I call these years the lost years …

… because that’s exactly what they were. I was 14, my dad was working 12 hour shifts & I hardly seen him. My mum was a bad alcoholic at this point as she couldn’t cope with the loss of her dad.

My older brother left because he couldn’t cope with her & I had had enough of wiping her sick away, changing her & listening to her slurs. I started to hang around with the local shop gang, smoking weed & drinking.

I was in trouble at school & always fighting. A lad older than me began to tell me I was pretty etc & I felt flattered & wanted. He was 21 & we began a relationship. He took me to a house where I was introduced to heroin as naive as this sounds I really didn’t know that this was what it was.

After a month or so I started feeling really ill & was told it was heroin I had been taking it was the only thing that would make me feel better & now I had to start paying for it myself. So my life of crime started. I stole, shop-lifted & burgled commercial premises for my fix.

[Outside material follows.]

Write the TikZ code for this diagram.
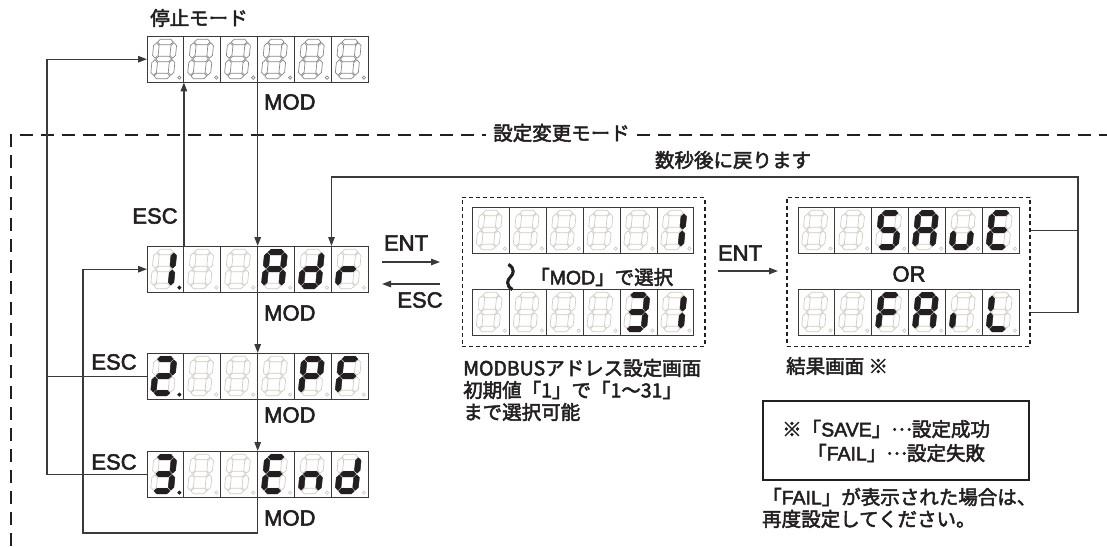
\documentclass[tikz,border=0pt]{standalone}
\usepackage{fontspec}
\setmainfont{Noto Sans CJK JP}[UprightFeatures={FakeBold=2.5}]
\newfontfamily\lat{Liberation Sans}[UprightFeatures={FakeBold=2.5}]
\usetikzlibrary{arrows.meta,calc}
\definecolor{ink}{HTML}{231F20}
\definecolor{ln}{HTML}{3A3A3A}
\definecolor{segoffc}{HTML}{CFCBC1}
\definecolor{segdark}{HTML}{868686}

\def\Xa{10.3}\def\Xb{27.7}\def\Ya{6}\def\Yb{40}\def\Ym{23}\def\Ht{2.8}\def\Gp{0.8}
\def\CW{36.9}

\newcommand\hseg[4]{\path[#1] ({#2},{#4}) -- ({#2+\Ht},{#4-\Ht}) -- ({#3-\Ht},{#4-\Ht}) -- ({#3},{#4}) -- ({#3-\Ht},{#4+\Ht}) -- ({#2+\Ht},{#4+\Ht}) -- cycle;}
\newcommand\vseg[4]{\path[#1] ({#2},{#3}) -- ({#2+\Ht},{#3+\Ht}) -- ({#2+\Ht},{#4-\Ht}) -- ({#2},{#4}) -- ({#2-\Ht},{#4-\Ht}) -- ({#2-\Ht},{#3+\Ht}) -- cycle;}
\def\sga#1{\hseg{#1}{\Xa+\Gp}{\Xb-\Gp}{\Ya}}
\def\sgd#1{\hseg{#1}{\Xa+\Gp}{\Xb-\Gp}{\Yb}}
\def\sgg#1{\hseg{#1}{\Xa+\Gp}{\Xb-\Gp}{\Ym}}
\def\sgf#1{\vseg{#1}{\Xa}{\Ya+\Gp}{\Ym-\Gp}}
\def\sgb#1{\vseg{#1}{\Xb}{\Ya+\Gp}{\Ym-\Gp}}
\def\sge#1{\vseg{#1}{\Xa}{\Ym+\Gp}{\Yb-\Gp}}
\def\sgc#1{\vseg{#1}{\Xb}{\Ym+\Gp}{\Yb-\Gp}}
\def\sgx#1{}
\newcommand\mdots{\raisebox{0.3em}{…}}

\newcommand\dispunit[4]{%
  \node[dispbox, anchor=north west] (#1) at #2 {};
  \foreach \segs/\dpv [count=\ci from 0] in {#4} {
    \begin{scope}[shift={($(#1.north west)+(\ci*\CW,0)$)}]
      \draw[cellbox] (0,0) rectangle (\CW,46);
      \begin{scope}[xslant=0.1]
        \foreach \q in {a,b,c,d,e,f,g} {\csname sg\q\endcsname{#3}}
        \foreach \q in \segs {\csname sg\q\endcsname{segon}}
      \end{scope}
      \ifnum\dpv=1 \path[segon] (32.4,41.6) circle (1.8);\else \path[#3] (32.4,41.6) circle (1.7);\fi
    \end{scope}
  }%
}

\begin{document}
\begin{tikzpicture}[x=1pt,y=-1pt,
  dispbox/.style={draw=none, minimum width=221.4pt, minimum height=46pt, inner sep=0pt},
  cellbox/.style={draw=ln, line width=0.9pt},
  segon/.style={fill=ink, draw=ink, line width=0.4pt},
  segoffL/.style={draw=segoffc, line width=0.7pt},
  segoffD/.style={draw=segdark, line width=0.7pt},
  conn/.style={draw=ln, line width=1.3pt},
  arr/.style={conn, -{Triangle[length=9pt,width=6.5pt]}},
  dotbox/.style={draw=ink, line width=1.6pt, dash pattern=on 4pt off 3pt, inner sep=0pt},
  bigdash/.style={draw=ink, line width=2pt, dash pattern=on 13pt off 8pt},
  lbl/.style={font=\lat\fontsize{22}{24}\selectfont, text=ink, inner sep=0pt},
  jp/.style={font=\fontsize{19.5}{22}\selectfont, text=ink, inner sep=0pt}]
\useasboundingbox (0,0) rectangle (1107,546);

% displays
\dispunit{top}{(147,36)}{segoffD}{{x}/0,{x}/0,{x}/0,{x}/0,{x}/0,{x}/0}
\dispunit{r1}{(147,246)}{segoffL}{{b,c}/1,{x}/0,{x}/0,{a,b,c,e,f,g}/0,{b,c,d,e,g}/0,{e,g}/0}
\dispunit{r2}{(147,353)}{segoffL}{{a,b,d,e,g}/1,{x}/0,{x}/0,{x}/0,{a,b,e,f,g}/0,{a,e,f,g}/0}
\dispunit{r3}{(147,451)}{segoffL}{{a,b,c,d,g}/1,{x}/0,{x}/0,{a,d,e,f,g}/0,{c,e,g}/0,{b,c,d,e,g}/0}
\dispunit{m1}{(472.5,207)}{segoffL}{{x}/0,{x}/0,{x}/0,{x}/0,{x}/0,{b,c}/0}
\dispunit{m2}{(472.5,289)}{segoffL}{{x}/0,{x}/0,{x}/0,{x}/0,{a,b,c,d,g}/0,{b,c}/0}
\dispunit{sv}{(798,207)}{segoffL}{{x}/0,{x}/0,{a,c,d,f,g}/0,{a,b,c,e,f,g}/0,{c,d,e}/0,{a,d,e,f,g}/0}
\dispunit{fl}{(798,289)}{segoffL}{{x}/0,{x}/0,{a,e,f,g}/0,{a,b,c,e,f,g}/0,{e}/0,{d,e,f}/0}

% boxes
\node[dotbox, minimum width=242.5pt, minimum height=149pt, anchor=north west] (mb) at (461.5,196.5) {};
\node[dotbox, minimum width=243pt, minimum height=149pt, anchor=north west] (rb) at (786,196.5) {};
\node[draw=ink, line width=1.6pt, minimum width=266pt, minimum height=79pt, inner sep=0pt, anchor=north west] (note) at (762,400) {};

% big dashed frame
\node[jp] (mode) at (561.5,133) {設定変更モード};
\coordinate (fbl) at (11,546);
\coordinate (ftl) at (11,135);
\coordinate (fa) at (486,135);
\coordinate (fb) at (637,135);
\coordinate (fr) at (1107,135);
\draw[bigdash] (fbl) -- (ftl) -- (fa);
\draw[bigdash] (fb) -- (fr);

% connection points
\coordinate (top1) at ($(top.south west)+(\CW,0)$);
\coordinate (top3) at ($(top.south west)+(3*\CW,0)$);
\coordinate (r1n1) at ($(r1.north west)+(\CW,0)$);
\coordinate (r1n3) at ($(r1.north west)+(3*\CW,0)$);
\coordinate (r1n5) at ($(r1.north west)+(5*\CW,0)$);
\coordinate (r1s3) at ($(r1.south west)+(3*\CW,0)$);
\coordinate (r2n3) at ($(r2.north west)+(3*\CW,0)$);
\coordinate (r2s3) at ($(r2.south west)+(3*\CW,0)$);
\coordinate (r3n3) at ($(r3.north west)+(3*\CW,0)$);
\coordinate (r3s3) at ($(r3.south west)+(3*\CW,0)$);
\coordinate (L) at (47,0);
\coordinate (B) at (83,533);
\coordinate (Rx) at (1078,0);
\coordinate (Ry) at (0,177);

% vertical chain
\draw[arr] (r1n1) -- (top1);
\draw[arr] (top3) -- (r1n3);
\draw[arr] (r1s3) -- (r2n3);
\draw[arr] (r2s3) -- (r3n3);
\draw[arr] (r3s3) -- (r3s3 |- B) -- (B) -- (B |- r1.west) -- (r1.west);
\draw[arr] (r3.west) -- (r3.west -| L) -- (L |- top.west) -- (top.west);
\draw[conn] (r2.west) -- (r2.west -| L);

% return loop
\draw[conn] (sv.east -| rb.east) -- (sv.east -| Rx);
\draw[arr] (fl.east -| rb.east) -- (fl.east -| Rx) -- (Rx |- Ry) -- (r1n5 |- Ry) -- (r1n5);

% ENT / ESC arrows
\coordinate (e1a) at (382,262);
\coordinate (e1b) at (440,262);
\coordinate (s1a) at (440,284);
\coordinate (s1b) at (382,284);
\coordinate (e2a) at (718,271);
\coordinate (e2b) at (778,271);
\draw[arr] (e1a) -- (e1b);
\draw[arr] (s1a) -- (s1b);
\draw[arr] (e2a) -- (e2b);

% labels
\node[jp] (stop) at (199,18) {停止モード};
\node[lbl, anchor=west] (mod0) at (264,102) {MOD};
\node[lbl, anchor=west] (mod1) at (264,313) {MOD};
\node[lbl, anchor=west] (mod2) at (264,415) {MOD};
\node[lbl, anchor=west] (mod3) at (264,518) {MOD};
\node[lbl] (esc1) at (155,216) {ESC};
\node[lbl] (esc2) at (114,362) {ESC};
\node[lbl] (esc3) at (114,462) {ESC};
\node[lbl] (ent1) at (406,243) {ENT};
\node[lbl] (esc4) at (420,300) {ESC};
\node[lbl] (ent2) at (740,253) {ENT};
\node[lbl] (or) at (909,274) {OR};
\node[jp] (back) at (733,160) {数秒後に戻ります};
\node[jp, rotate=90, scale=1.5] (wv) at (514,277) {〜};
\node[jp, anchor=west] (sel) at (530,277) {「{\lat MOD}」で選択};
\node[jp, anchor=west] (cap1) at (463,368) {MODBUSアドレス設定画面};
\node[jp, anchor=west] (cap2) at (463,390) {初期値「1」で「1～31」};
\node[jp, anchor=west] (cap3) at (463,412) {まで選択可能};
\node[jp, anchor=west] (res) at (786,366) {結果画面 ※};
\node[jp, anchor=west] (n1) at (782,429) {※「{\lat SAVE}」\mdots 設定成功};
\node[jp, anchor=west] (n2) at (807,453) {「{\lat FAIL}」\mdots 設定失敗};
\node[jp, anchor=west] (n3) at (762,497) {「{\lat FAIL}」が表示された場合は、};
\node[jp, anchor=west] (n4) at (762,519) {再度設定してください。};
\end{tikzpicture}
\end{document}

At 16 I had my son. I split with his dad & tried to get clean but he was taken away by social services at the age of one & placed with a family member due to my addiction this made me far worse. I was homeless & slept wherever I could, stealing food & drifting in & out of different circles. Eventually I became wanted by Staffordshire police & the girls I went ‘earning’ with & myself turned our attentions to the West Midlands.

I met many girls who were pimped out by Muslim gangs …

… given nothing more than a plastic coke bottle full of water to wash themselves with in between ‘punters’ on the streets of Birmingham. One of the girls I knew ended up this way controlled by fear & drug addiction.